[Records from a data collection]
==============================
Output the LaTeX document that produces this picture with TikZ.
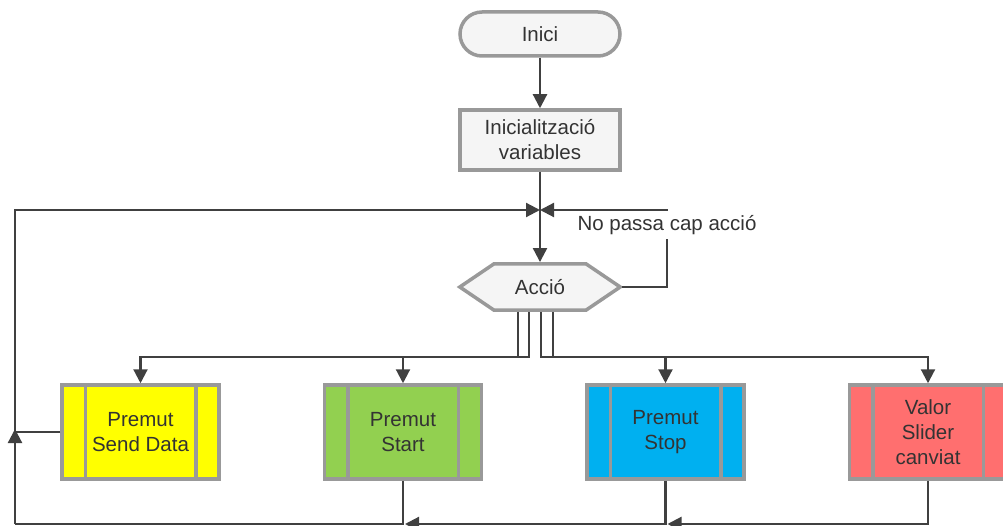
\documentclass[tikz,border=0pt]{standalone}
\usepackage{fontspec}
\setmainfont{Liberation Sans}
\usetikzlibrary{arrows.meta,calc,backgrounds}
\definecolor{lineC}{HTML}{404040}
\definecolor{edgeC}{HTML}{999999}
\definecolor{paleC}{HTML}{F5F5F5}
\definecolor{textC}{HTML}{333333}
\definecolor{sendC}{HTML}{FFFF00}
\definecolor{startC}{HTML}{92D050}
\definecolor{stopC}{HTML}{00B0F0}
\definecolor{sliderC}{HTML}{FF6F6F}
\tikzset{
  base/.style={font=\fontsize{20.5}{25}\selectfont, text=textC, align=center, inner sep=0pt},
  term/.style={base, draw=edgeC, line width=3.5pt, fill=paleC, rounded corners=22pt,
               minimum width=160pt, minimum height=44pt},
  stepbox/.style={base, draw=edgeC, line width=3.5pt, fill=paleC,
               minimum width=160pt, minimum height=60pt},
  proc/.style={base, draw=edgeC, line width=3.5pt, minimum width=157pt, minimum height=94pt},
  flow/.style={draw=lineC, line width=2.2pt, -{Triangle[length=14pt,width=14pt]}},
  link/.style={draw=lineC, line width=2.2pt},
  lbl/.style={base, fill=white, minimum height=28pt, inner xsep=2pt},
}
\newcommand{\procbars}[1]{%
  \draw[edgeC, line width=3.5pt]
    ($(#1.north west)+(25,0)$) -- ($(#1.south west)+(25,0)$)
    ($(#1.north east)+(-25,0)$) -- ($(#1.south east)+(-25,0)$);}
\begin{document}
\begin{tikzpicture}[x=1pt,y=-1pt]
\useasboundingbox (0,0) rectangle (1003,526);

% start and initialisation
\node[term] (inici) at (540,34) {Inici};
\node[stepbox] (init) at (540,140) {Inicialització\\variables};

% decision hexagon
\node[base, minimum width=163.5pt, minimum height=49.5pt] (acc) at (540,287) {Acció};
\begin{scope}[on background layer]
  \draw[edgeC, fill=paleC, line width=3.5pt]
    ($(acc.west)+(1.75,0)$) -- ($(acc.north west)+(36,1.75)$) -- ($(acc.north east)+(-36,1.75)$)
    -- ($(acc.east)+(-1.75,0)$) -- ($(acc.south east)+(-36,-1.75)$) -- ($(acc.south west)+(36,-1.75)$) -- cycle;
\end{scope}

% event handlers
\node[proc, fill=sendC]   (sd)    at (140.5,432) {Premut\\Send Data};
\node[proc, fill=startC]  (start) at (403,432)   {Premut\\Start};
\node[proc, fill=stopC]   (stop)  at (665.5,432) {Premut\\Stop};
\node[proc, fill=sliderC] (val)   at (928,432)   {Valor\\Slider\\canviat};
\procbars{sd}\procbars{start}\procbars{stop}\procbars{val}

% loop junctions
\coordinate (j)  at (540,210);
\coordinate (rc) at (667,210);
\coordinate (lp) at (15,432);
\coordinate (bl) at (15,524);

% main flow
\draw[flow] (inici) -- (init);
\draw[flow] (init) -- (acc);

% branches to the handlers
\draw[flow] ($(acc.south)+(-22,0)$) -- ++(0,45) -| (sd.north);
\draw[flow] ($(acc.south)+(-11,0)$) -- ++(0,45) -| (start.north);
\draw[flow] ($(acc.south)+(1,0)$)   -- ++(0,45) -| (stop.north);
\draw[flow] ($(acc.south)+(13,0)$)  -- ++(0,45) -| (val.north);

% no action: back to the junction
\draw[flow] (acc.east) -| (rc) -- (j);
\node[lbl] (none) at (667,225) {No passa cap acció};

% return path
\draw[flow] (val.south) |- ($(stop.south |- bl)+(2,0)$);
\draw[flow] (stop.south) |- ($(start.south |- bl)+(2,0)$);
\draw[link] (start.south) |- (bl);
\draw[flow] (bl) -- ($(lp)+(0,-3)$);
\draw[link] (sd.west) -- (lp);
\draw[flow] (lp) |- (j);
\end{tikzpicture}
\end{document}
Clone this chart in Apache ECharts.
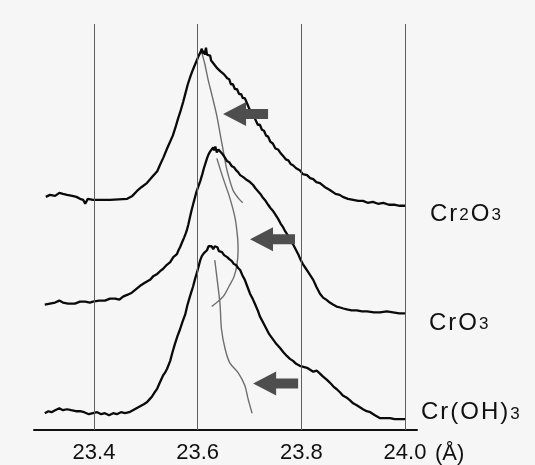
<!DOCTYPE html>
<html>
<head>
<meta charset="utf-8">
<script src="https://cdn.jsdelivr.net/npm/echarts@6/dist/echarts.min.js"></script>
<style>
  html, body { margin: 0; padding: 0; background: #f6f6f6; }
  #chart { width: 535px; height: 465px; }
</style>
</head>
<body>
<div id="chart"></div>
<script>
// spectra (x in Å, y = intensity incl. stacking offset)
const names = ['Cr2O3', 'CrO3', 'Cr(OH)3']
const tickValues = [23.4, 23.6, 23.8, 24.0]

const cr2o3 = [
  [23.307,236],[23.315,238],[23.325,237],[23.333,240],[23.340,239],[23.348,238],[23.358,237],[23.366,236],
  [23.373,234],[23.379,233],[23.383,229],[23.388,234],[23.398,233],[23.431,233],[23.464,234],[23.474,237],
  [23.483,242],[23.492,246],[23.502,250],[23.512,256],[23.522,262],[23.527,268],[23.534,276],[23.541,285],
  [23.547,292],[23.552,298],[23.557,306],[23.562,315],[23.567,323],[23.572,332],[23.577,342],[23.581,350],
  [23.586,358],[23.591,365],[23.595,370],[23.599,375],[23.602,379],[23.605,382],[23.608,386],[23.610,381],
  [23.612,384],[23.614,380],[23.616,387],[23.618,380],[23.620,378],[23.624,379],[23.626,374],[23.628,376],
  [23.632,370],[23.635,371],[23.638,366],[23.641,367],[23.644,363],[23.647,364],[23.651,360],[23.654,361],
  [23.657,356],[23.661,355],[23.664,350],[23.668,350],[23.672,345],[23.676,345],[23.680,340],[23.684,340],
  [23.687,336],[23.691,336],[23.695,331],[23.699,326],[23.702,324],[23.705,320],[23.709,317],[23.712,315],
  [23.716,309],[23.720,309],[23.724,304],[23.728,303],[23.732,298],[23.736,297],[23.740,292],[23.745,290],
  [23.750,285],[23.755,284],[23.759,281],[23.764,278],[23.770,274],[23.775,273],[23.780,269],[23.784,268],
  [23.790,265],[23.797,263],[23.803,259],[23.811,258],[23.817,255],[23.823,254],[23.829,251],[23.836,250],
  [23.845,246],[23.855,243],[23.866,239],[23.874,238],[23.880,236],[23.890,234],[23.900,233],[23.910,232],
  [23.919,232],[23.928,230],[23.938,231],[23.948,229],[23.958,230],[23.969,228],[23.981,228],[23.990,227],
  [24.000,227]
]

const cro3 = [
  [23.305,127],[23.315,128],[23.325,129],[23.333,131],[23.340,129],[23.350,128],[23.363,128],[23.373,130],
  [23.383,130],[23.392,129],[23.398,130],[23.410,131],[23.421,131],[23.431,133],[23.441,133],[23.449,132],
  [23.456,135],[23.465,137],[23.473,139],[23.480,142],[23.489,146],[23.498,149],[23.508,152],[23.515,156],
  [23.522,158],[23.528,161],[23.533,163],[23.540,167],[23.547,170],[23.553,175],[23.560,178],[23.563,182],
  [23.566,185],[23.570,190],[23.574,195],[23.577,199],[23.579,202],[23.582,208],[23.585,215],[23.588,222],
  [23.591,228],[23.594,234],[23.597,240],[23.601,246],[23.605,252],[23.609,259],[23.612,265],[23.615,270],
  [23.618,275],[23.621,279],[23.624,282],[23.627,280],[23.630,286],[23.632,283],[23.634,287],[23.637,281],
  [23.640,284],[23.643,282],[23.647,280],[23.651,277],[23.654,276],[23.657,272],[23.661,271],[23.666,267],
  [23.670,266],[23.674,263],[23.678,261],[23.682,258],[23.688,256],[23.695,253],[23.701,251],[23.707,248],
  [23.711,245],[23.716,242],[23.721,239],[23.726,235],[23.731,232],[23.736,228],[23.740,225],[23.745,222],
  [23.750,218],[23.755,214],[23.760,209],[23.765,205],[23.769,201],[23.774,197],[23.779,192],[23.784,188],
  [23.789,183],[23.794,178],[23.798,173],[23.803,168],[23.808,164],[23.813,160],[23.818,156],[23.823,152],
  [23.829,145],[23.836,138],[23.842,134],[23.848,132],[23.855,129],[23.861,127],[23.868,125],[23.875,124],
  [23.881,123],[23.888,122],[23.897,121],[23.907,121],[23.917,120],[23.927,120],[23.940,119],[23.952,119],
  [23.965,120],[23.977,119],[23.989,118],[24.000,118]
]

const croh3 = [
  [23.305,17],[23.312,19],[23.318,18],[23.325,20],[23.333,22],[23.340,20],[23.348,21],[23.356,20],
  [23.365,19],[23.373,19],[23.381,18],[23.390,16],[23.398,17],[23.406,18],[23.414,16],[23.421,17],
  [23.429,15],[23.437,17],[23.444,16],[23.452,18],[23.460,17],[23.468,18],[23.475,20],[23.482,22],
  [23.489,24],[23.496,26],[23.502,28],[23.507,31],[23.512,34],[23.517,38],[23.522,42],[23.527,48],
  [23.533,55],[23.537,58],[23.541,62],[23.547,70],[23.551,78],[23.556,87],[23.561,95],[23.566,102],
  [23.571,110],[23.576,117],[23.580,126],[23.585,135],[23.588,140],[23.591,145],[23.595,153],[23.599,160],
  [23.602,166],[23.605,172],[23.608,176],[23.612,179],[23.615,181],[23.618,182],[23.621,186],[23.624,184],
  [23.627,186],[23.630,183],[23.633,186],[23.635,184],[23.638,185],[23.641,181],[23.644,182],[23.647,180],
  [23.651,177],[23.654,178],[23.657,175],[23.661,173],[23.666,171],[23.670,168],[23.674,167],[23.678,164],
  [23.682,162],[23.686,157],[23.691,152],[23.696,145],[23.701,138],[23.706,133],[23.711,127],[23.716,121],
  [23.720,115],[23.726,109],[23.732,103],[23.738,97],[23.745,92],[23.752,87],[23.759,83],[23.765,79],
  [23.772,75],[23.778,72],[23.784,70],[23.790,67],[23.797,65],[23.804,64],[23.811,63],[23.817,61],
  [23.823,59],[23.830,60],[23.836,57],[23.842,54],[23.849,51],[23.855,48],[23.862,44],[23.869,41],
  [23.875,38],[23.880,35],[23.887,33],[23.894,30],[23.900,27],[23.907,25],[23.913,23],[23.919,21],
  [23.926,19],[23.933,18],[23.942,15],[23.952,12],[23.961,12],[23.971,12],[23.980,11],[23.990,11],
  [24.000,11]
]

// thin peak-position traces
const trace1 = [[23.608,382],[23.614,370],[23.620,355],[23.628,338],[23.637,318],[23.645,295],[23.651,278],[23.657,262],[23.668,243],[23.678,235],[23.687,230]]
const trace2 = [[23.637,275],[23.649,255],[23.662,235],[23.672,215],[23.677,195],[23.678,182],[23.676,168],[23.670,155],[23.662,147],[23.649,135],[23.627,125]]
const trace3 = [[23.633,172],[23.637,155],[23.643,128],[23.646,102],[23.653,82],[23.662,68],[23.678,58],[23.691,45],[23.697,32],[23.705,17]]

// arrow tips
const arrowTips = [[23.649,320],[23.701,193],[23.707,47]]

const font = "'Liberation Sans', Arial, sans-serif"

const richName = (name) =>
  name.split('').map((ch) => (/\d/.test(ch) ? '{s|' + ch + '}' : '{m|' + ch + '}')).join('')

const labelOffsets = [[16, 7], [15, 8], [7, -8]]

const spectrum = (data, i) => ({
  type: 'line',
  name: names[i],
  data,
  symbol: 'none',
  smooth: false,
  z: 3,
  lineStyle: { color: '#0a0a0a', width: 2.3 },
  emphasis: { disabled: true },
  endLabel: {
    show: true,
    offset: labelOffsets[i],
    formatter: () => richName(names[i]),
    rich: {
      m: { fontFamily: font, fontSize: 24, color: '#111', lineHeight: 27, verticalAlign: 'bottom', padding: [0, 1, 0, 1] },
      s: { fontFamily: font, fontSize: 17, color: '#111', lineHeight: 27, verticalAlign: 'bottom', padding: [0, 1, 2, 1] },
    },
  },
})

const trace = (data) => ({
  type: 'line',
  data,
  symbol: 'none',
  smooth: 0.3,
  z: 2,
  lineStyle: { color: '#6e6e6e', width: 1.4 },
  emphasis: { disabled: true },
})

const chart = echarts.init(document.getElementById('chart'))

chart.setOption({
  animation: false,
  backgroundColor: '#f6f6f6',
  grid: { left: 34, right: 118, top: 24, bottom: 30 },
  xAxis: {
    type: 'value',
    min: 23.2842,
    max: 24.0232,
    name: '(Å)',
    nameLocation: 'end',
    nameGap: 18,
    nameTextStyle: { fontFamily: font, fontSize: 22, color: '#111', verticalAlign: 'top', padding: [13, 0, 0, 0] },
    axisLine: { lineStyle: { color: '#111', width: 2 } },
    axisTick: { show: false },
    splitLine: { show: false },
    axisLabel: {
      customValues: tickValues,
      formatter: (v) => v.toFixed(1),
      fontFamily: font,
      fontSize: 22,
      color: '#111',
      margin: 12,
    },
  },
  yAxis: {
    type: 'value',
    min: 0,
    max: 411,
    show: false,
  },
  series: [
    {
      type: 'line',
      data: [],
      silent: true,
      markLine: {
        silent: true,
        symbol: 'none',
        label: { show: false },
        lineStyle: { color: '#5e5e5e', width: 1, type: 'solid' },
        data: tickValues.map((v) => ({ xAxis: v })),
      },
    },
    spectrum(cr2o3, 0),
    spectrum(cro3, 1),
    spectrum(croh3, 2),
    trace(trace1),
    trace(trace2),
    trace(trace3),
    {
      type: 'custom',
      data: arrowTips,
      z: 4,
      silent: true,
      renderItem: (params, api) => {
        const p = api.coord([api.value(0), api.value(1)])
        const x = p[0]
        const y = p[1]
        return {
          type: 'polygon',
          shape: {
            points: [
              [x, y], [x + 23, y - 12], [x + 23, y - 5], [x + 45, y - 5],
              [x + 45, y + 5], [x + 23, y + 5], [x + 23, y + 12],
            ],
          },
          style: { fill: '#4e4e4e' },
        }
      },
    },
  ],
})
</script>
</body>
</html>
==============================
Copy the lines above exactly, starting at the one with "Clone this chart in Apache ECharts." and ending at the one with "const tickValues = [23.4, 23.6, 23.8, 24.0]", both included. Leave out any pictures and add nothing else.

Clone this chart in Apache ECharts.
<!DOCTYPE html>
<html>
<head>
<meta charset="utf-8">
<script src="https://cdn.jsdelivr.net/npm/echarts@6/dist/echarts.min.js"></script>
<style>
  html, body { margin: 0; padding: 0; background: #f6f6f6; }
  #chart { width: 535px; height: 465px; }
</style>
</head>
<body>
<div id="chart"></div>
<script>
// spectra (x in Å, y = intensity incl. stacking offset)
const names = ['Cr2O3', 'CrO3', 'Cr(OH)3']
const tickValues = [23.4, 23.6, 23.8, 24.0]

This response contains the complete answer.